ESS thermal plants deploy gas engines of leading manufacturers, such as MAN or Toyota. The engines should be operated exclusively with a gas engine oil with special additives, approved by the OEM. According to the type of engine and gas, the overall or volume ranges from 35 to 220 litres. For engines operated with natural gas, oil is predominantly changed at fixed intervals. In biogas installations and in turbo systems with heavy loads, ESS recommends changing the engine oil as a function of its condition. The optimal time is defined by OELCHECK with analyses of lubricants.

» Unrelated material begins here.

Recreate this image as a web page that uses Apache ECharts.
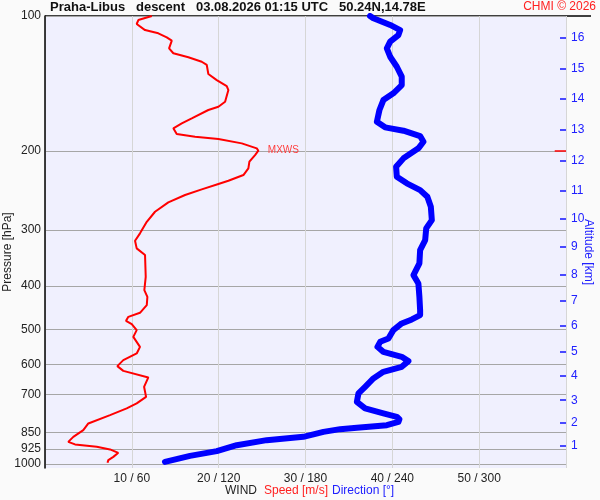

Gas engines represent a genuine challenge for their engine oils. Ultimately, the facilities operate on a continuous basis, at high process temperatures and frequently under full load. For operation with biogases, individual and highly variable qualities of gas are added. The composition of biogas depends on the respective fermented organic material. In addition, it is hardly ever pure. In addition to 50- 75% methane, biogas contains nitrogen, carbon dioxide, water and oxygen. Very frequently, mainly for the fermentation of liquid manure, hydrogen sulphide is also present and can form aggressive hydrogen sulphide (H2S). This can generate corrosive wear and tear on pistons, cylinders and in the valve train. A further risk for gas engines and a major challenge for engine oil is posed by sulphuric acid, generated in the combustion process for the gas. The gas engine oil must have a high alkaline performance reserve in order to neutralize these acid components, as well as to neutralise the hydrogen sulphide. The acid-buffering additives must be ash-poor and cannot be added in excessively high doses, since otherwise, the performance of the catalyst will be impaired. If it does not succeed in striking a balance between few additives and good neutralisation capacity, the oil can no longer lubricate the engine reliably and protect against wear and tear, corrosion and deposits

ESS deploys regular lubricant analyses by OELCHECK to monitor the gas engine oil and to determine the condition-dependent oil changing interval. Analysis set 4 was specially devised for gas engine oils, deployed in engines powered by biogas, landfill gas or sewage gas. In this way, fractions of wear metals, any impurities and additives, as well as the general condition of the oil are determined. On combustion of the gases, acidic products accrue, which must be neutralised by the engine oil. If the oil is incapable of this task due to its performance or an urgently due oil change is not carried out, the extremely aggressive acids attack the components of the engine. This predetermines corresponding damage and even the complete failure of the engine. In order to exclude such risks, the degree of acidity of the oil is monitored. For this purpose, the values of the BN, AN, i-pH and if necessary, the SAN as well, are displayed in the laboratory report for biogas engine oils, under the heading „supplementary tests“. The BN (base number) states the alkaline reserve of a lubricant for the neutralisation of acids. By comparison with the new oil values, the AN (acid number) permits conclusions to be drawn regarding the oxidation of the oil and the breakdown of oil additives. In gas engines operated with variable gas qualities, the i-pH value (initial or original pH value) provides supplementary information on the degree of acidification of the gas engine oil. The SAN (Strong Acid Number) is only determined if, as is made clear by an i-pH of below 4, exceptionally aggressive acids are present in the oil.

Thanks to the regular deployment of OELCHECK lubricant analyses, the gas engine oils in thermal plants fuelled by biogas are changed by ESS depending on their condition. The operator thereby benefits from reduced maintenance costs and the maximum operating safety of their installation.